First was the screaming that “Romney’s a liar!” from the Obama campaign. That was instructive enough, as the Obama campaign has called Romney a liar since the very beginning; in fact, that accusation is virtually all they’ve offered save for their mischaracterizations of his plans.

And it’s funny, because one of those mischaracterizations was the use of a bogus “study” on Romney’s idea for a 20 percent across-the-board tax cut which would be made revenue neutral by simplifying the tax code through eliminating or capping exemptions and deductions would necessitate a middle-class tax increase. When Romney cut that to pieces in the debate by explaining that he will not raise taxes on the middle class and that his aim is to maintain the same share of the tax burden by the highest earners, the Obama campaign’s response was to construct the ultimate straw man argument. Namely, to insist that Romney’s tax reform plan was precisely as they presented it and any alternative explanation was a lie.

That has fallen flat, and the loss of momentum and morale in the Obama camp is palpable. If you’re Obama, you know that when you’ve lost Andrew Sullivan, you’ve lost everything.

But the second reaction is the grasping at distractions. In this case, a seizing upon Romney’s statement in the debate that among the federal expenditures he’ll be cutting is the subsidy to PBS. “I like Big Bird,” Romney said, but declared that the Corporation for Public Broadcasting just isn’t a high-enough priority that it’s worth borrowing money from China to pay for.

Just like that, Big Bird became the next Romney’s-dog-on-the-roof story, or Romney’s-car-elevator story, or Romney-doesn’t-care-about-his-garbage-man story.

And naturally, this ad resulted…

But even the Big Bird ad is falling flat. Because Big Bird just took a big, sloppy dump on the Obama campaign for having appropriated him into the service of the re-election effort…

Sesame Street wants President Obama’s campaign to take down its latest attack ad against Mitt Romney, which features footage of Big Bird.

“Sesame Workshop is a nonpartisan, nonprofit organization and we do not endorse candidates or participate in political campaigns,” a Tuesday statement on Sesameworkshop.org reads. “We have approved no campaign ads, and as is our general practice, have requested that the ad be taken down.”

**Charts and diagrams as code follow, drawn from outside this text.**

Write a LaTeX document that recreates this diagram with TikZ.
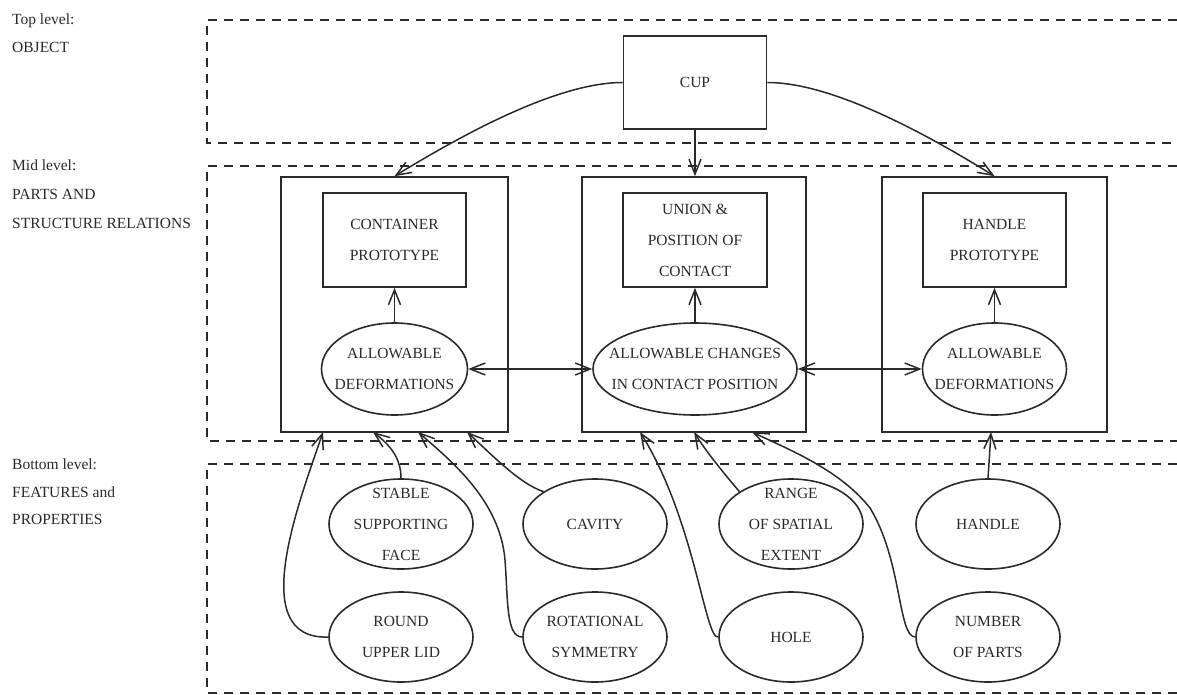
\documentclass[tikz,border=0pt]{standalone}
\usepackage{fontspec}
\setmainfont{Liberation Serif}
\usetikzlibrary{arrows.meta,shapes.geometric}
\definecolor{ink}{HTML}{2a2a2a}
\begin{document}
\begin{tikzpicture}[x=1pt,y=-1pt,
  box/.style={draw=ink, line width=1.6pt, rectangle, inner sep=0pt},
  ell/.style={draw=ink, line width=1.6pt, ellipse, inner sep=0pt, minimum width=144pt, minimum height=90pt},
  txt/.style={font=\fontsize{15.5pt}{31pt}\selectfont, align=center, text=ink, inner sep=0pt},
  lbl/.style={font=\fontsize{15.5pt}{18pt}\selectfont, anchor=base west, inner sep=0pt, text=ink},
  arr/.style={draw=ink, line width=1.5pt, -{Straight Barb[length=15pt,width=12pt]}},
  darr/.style={draw=ink, line width=1.5pt, {Straight Barb[length=15pt,width=12pt]}-{Straight Barb[length=15pt,width=12pt]}},
  dashline/.style={draw=ink, line width=1.6pt, dash pattern=on 9pt off 7pt}]
\useasboundingbox[fill=white] (0,0) rectangle (1177,695);

% level frames
\draw[dashline] (1177,20) -- (207,20) -- (207,143) -- (1177,143);
\draw[dashline] (1177,166) -- (207,166) -- (207,441) -- (1177,441);
\draw[dashline] (1177,464) -- (207,464) -- (207,693) -- (1177,693);

% level labels
\node[lbl] (t1) at (12,25) {Top level:};
\node[lbl] (t2) at (12,53) {OBJECT};
\node[lbl] (m1) at (12,171) {Mid level:};
\node[lbl] (m2) at (12,200) {PARTS AND};
\node[lbl] (m3) at (12,228) {STRUCTURE RELATIONS};
\node[lbl] (b1) at (12,469) {Bottom level:};
\node[lbl] (b2) at (12,497) {FEATURES and};
\node[lbl] (b3) at (12,524) {PROPERTIES};

% top
\node[box, minimum width=143pt, minimum height=93pt] (cup) at (695,82.5) {};
\node[txt] (cupt) at (cup) {CUP};

% mid outer boxes
\node[box, minimum width=227pt, minimum height=255pt] (Lout) at (394.5,304.5) {};
\node[box, minimum width=224pt, minimum height=255pt] (Mout) at (694,304.5) {};
\node[box, minimum width=225pt, minimum height=255pt] (Rout) at (994.5,304.5) {};

% inner boxes
\node[box, minimum width=143pt, minimum height=94pt] (Lin) at (394.5,240) {};
\node[txt] (Lint) at (Lin) {CONTAINER\\PROTOTYPE};
\node[box, minimum width=144pt, minimum height=94pt] (Min) at (695,240) {};
\node[txt] (Mint) at (Min) {UNION \&\\POSITION OF\\CONTACT};
\node[box, minimum width=143pt, minimum height=94pt] (Rin) at (994.5,240) {};
\node[txt] (Rint) at (Rin) {HANDLE\\PROTOTYPE};

% mid ellipses
\node[ell, minimum width=146pt, minimum height=92pt] (Ld) at (394.5,369) {};
\node[txt] (Ldt) at (Ld) {ALLOWABLE\\DEFORMATIONS};
\node[ell, minimum width=204pt, minimum height=92pt] (Md) at (695,369) {};
\node[txt] (Mdt) at (Md) {ALLOWABLE CHANGES\\IN CONTACT POSITION};
\node[ell, minimum width=144pt, minimum height=92pt] (Rd) at (994.5,369) {};
\node[txt] (Rdt) at (Rd) {ALLOWABLE\\DEFORMATIONS};

% bottom ellipses
\node[ell] (s1) at (401,524) {};
\node[txt] (s1t) at (s1) {STABLE\\SUPPORTING\\FACE};
\node[ell] (cav) at (595,524) {};
\node[txt] (cavt) at (cav) {CAVITY};
\node[ell] (rng) at (791,524) {};
\node[txt] (rngt) at (rng) {RANGE\\OF SPATIAL\\EXTENT};
\node[ell] (hd) at (988,524) {};
\node[txt] (hdt) at (hd) {HANDLE};
\node[ell] (rl) at (401,637) {};
\node[txt] (rlt) at (rl) {ROUND\\UPPER LID};
\node[ell] (rs) at (595,637) {};
\node[txt] (rst) at (rs) {ROTATIONAL\\SYMMETRY};
\node[ell] (hl) at (791,637) {};
\node[txt] (hlt) at (hl) {HOLE};
\node[ell] (np) at (988,637) {};
\node[txt] (npt) at (np) {NUMBER\\OF PARTS};

% attachment points on the box bottoms
\coordinate (Lb1) at (323,432);
\coordinate (Lb2) at (373,432);
\coordinate (Lb3) at (418,432);
\coordinate (Lb4) at (467,432);
\coordinate (Mb1) at (640,432);
\coordinate (Mb2) at (694,432);
\coordinate (Mb3) at (752,432);
\coordinate (Rb1) at (991,432);

% top arrows
\draw[arr] (cup.west) .. controls (560,82.5) and (470,130) .. (Lout.north);
\draw[arr] (cup.east) .. controls (830,82.5) and (920,130) .. (Rout.north);
\draw[arr] (cup.south) -- (cup.south |- Mout.north);

% inside mid boxes
\draw[arr] (Ld.north) -- (Lin.south);
\draw[arr] (Md.north) -- (Min.south);
\draw[arr] (Rd.north) -- (Rin.south);
\draw[darr] (Ld.east) -- (Md.west);
\draw[darr] (Md.east) -- (Rd.west);

% bottom to mid
\draw[arr] (rl.west) .. controls (245,640) and (300,500) .. (Lb1);
\draw[arr] (s1.north) .. controls (401,458) and (390,445) .. (Lb2);
\draw[arr] (rs.west) .. controls (506,637) and (508,600) .. (505,560)
  .. controls (500,500) and (450,460) .. (Lb3);
\draw[arr] (cav.north west) .. controls (520,484) and (492,455) .. (Lb4);
\draw[arr] (hl.west) .. controls (705,640) and (695,520) .. (Mb1);
\draw[arr] (rng.north west) .. controls (725,475) and (705,450) .. (Mb2);
\draw[arr] (np.west) .. controls (898,637) and (902,560) .. (870,508)
  .. controls (840,470) and (790,450) .. (Mb3);
\draw[arr] (hd.north) -- (Rb1);
\end{tikzpicture}
\end{document}
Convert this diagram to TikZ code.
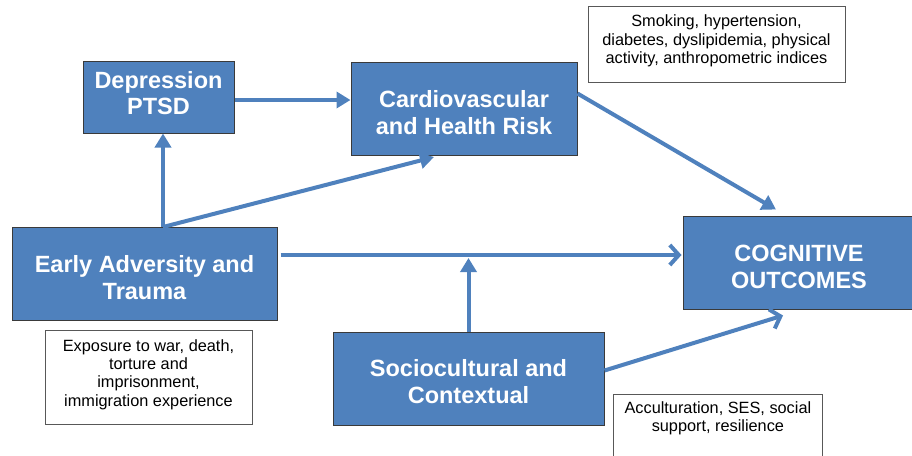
\documentclass[tikz,border=0pt]{standalone}
\usepackage{fontspec}
\setmainfont{Liberation Sans}
\usetikzlibrary{arrows.meta}
\definecolor{boxblue}{HTML}{4F81BD}
\definecolor{edgegray}{HTML}{3A3A3A}
\newcommand{\lowerby}{\rule{0pt}{26pt}}
\newcommand{\raiseby}[1]{\rule[-#1]{0pt}{1pt}}
\begin{document}
\begin{tikzpicture}[x=1pt,y=-1pt,
  bluebox/.style={draw=edgegray, line width=1pt, fill=boxblue, text=white,
    font=\bfseries\fontsize{23.5}{27}\selectfont, align=center, inner sep=0pt},
  notebox/.style={draw=edgegray!85, line width=0.8pt, fill=white,
    font=\fontsize{16.3}{18.3}\selectfont, align=center, inner sep=0pt},
  notetext/.style={font=\fontsize{16.3}{18.5}\selectfont, align=center, inner sep=0pt},
  link/.style={draw=boxblue, line width=4pt},
  solidhead/.style={-{Triangle[length=14pt,width=16pt]}},
  openhead/.style={-{Straight Barb[length=9pt,width=20pt]}}
]
\useasboundingbox (0,0) rectangle (912,455);

% blue boxes
\node[bluebox, font=\bfseries\fontsize{23.5}{26}\selectfont, minimum width=151pt, minimum height=72pt] (dep) at (158.5,97) {Depression\\PTSD\raiseby{9pt}};
\node[bluebox, minimum width=226pt, minimum height=93pt] (cv) at (464,108.5) {\lowerby Cardiovascular\\and Health Risk};
\node[bluebox, minimum width=265pt, minimum height=93pt] (ea) at (144.5,273.5) {\lowerby Early Adversity and\\Trauma};
\node[bluebox, minimum width=232pt, minimum height=93pt] (cog) at (799,262.5) {\lowerby COGNITIVE\\OUTCOMES};
\node[bluebox, minimum width=271pt, minimum height=93pt] (soc) at (468.5,378.5) {\rule{0pt}{24pt}Sociocultural and\\Contextual};

% note boxes
\node[notebox, minimum width=257pt, minimum height=76pt] (smk) at (716.5,44)
  {Smoking, hypertension,\\diabetes, dyslipidemia, physical\\activity, anthropometric indices\raiseby{9.4pt}};
\node[notebox, minimum width=207pt, minimum height=94pt] (exp) at (148.5,377)
  {Exposure to war, death,\\torture and\\imprisonment,\\immigration experience\raiseby{8.4pt}};
\node[notebox, anchor=north west, minimum width=209pt, minimum height=80pt] (acc) at (613,394) {};
\node[notetext, anchor=north] (acctxt) at ([yshift=-7pt]acc.north) {Acculturation, SES, social\\support, resilience};

% connectors
\coordinate (j) at (163,227);
\coordinate (cvin) at (434,157);
\coordinate (m) at (468.5,258);

\draw[link, solidhead] (j) -- (j |- dep.south);
\draw[link, solidhead] (j) -- (cvin);
\draw[link, solidhead] ([yshift=-3pt]dep.east) -- ([yshift=-3pt]dep.east -| cv.west);
\draw[link, solidhead] ([yshift=15pt]cv.east) -- ([xshift=-23pt,yshift=6pt]cog.north);
\draw[link, openhead] ([xshift=3pt,yshift=18.5pt]ea.east) -- ([xshift=-1pt,yshift=18.5pt]ea.east -| cog.west);
\draw[link, solidhead] (soc.north) -- (m);
\draw[link, openhead] ([yshift=8pt]soc.east) -- ([xshift=-16pt,yshift=-6pt]cog.south);
\end{tikzpicture}
\end{document}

But it gets better. Here’s the Obama campaign’s reaction…

The Obama campaign said it would review the request.

“We’ve received and will review their concerns,” said an Obama campaign official.

What are they going to do? Fight Big Bird?

The old line applies, one supposes: Big Bird might not be interested in politics, but politics is interested in Big Bird.

Of course, the fact is that Sesame Street is a $50 million operation. It doesn’t need the federal government’s support. Sesame Street could put itself out in the marketplace and Nickelodeon, the Disney Channel, the major networks, HBO and whoever else might want to play would bid that property up through the sky. What’s more, advertisers would clamor to sponsor that property.

PBS has other programming which would survive in the marketplace as well. Lord knows the History Channel, which has devolved into a sea of reality shows, could use the Ken Burns historical documentaries.

Or maybe PBS would survive without the 12 percent of its budget which comes from the feds. Maybe that can be recouped with more underwriting and sponsorships, and its programming could be kept from escaping into the private sector.

The point being, it really doesn’t matter. And with a trillion-dollar annual deficit, we can’t fund Big Bird anymore. That PBS is a drop in the federal bucket isn’t a good argument; that bucket is full of drops, and a whole lot of them need to be emptied.

Obama’s campaign knows a lot about empty buckets these days. Their reaction to the candidate getting his pants taken off at the debate shows that quite well.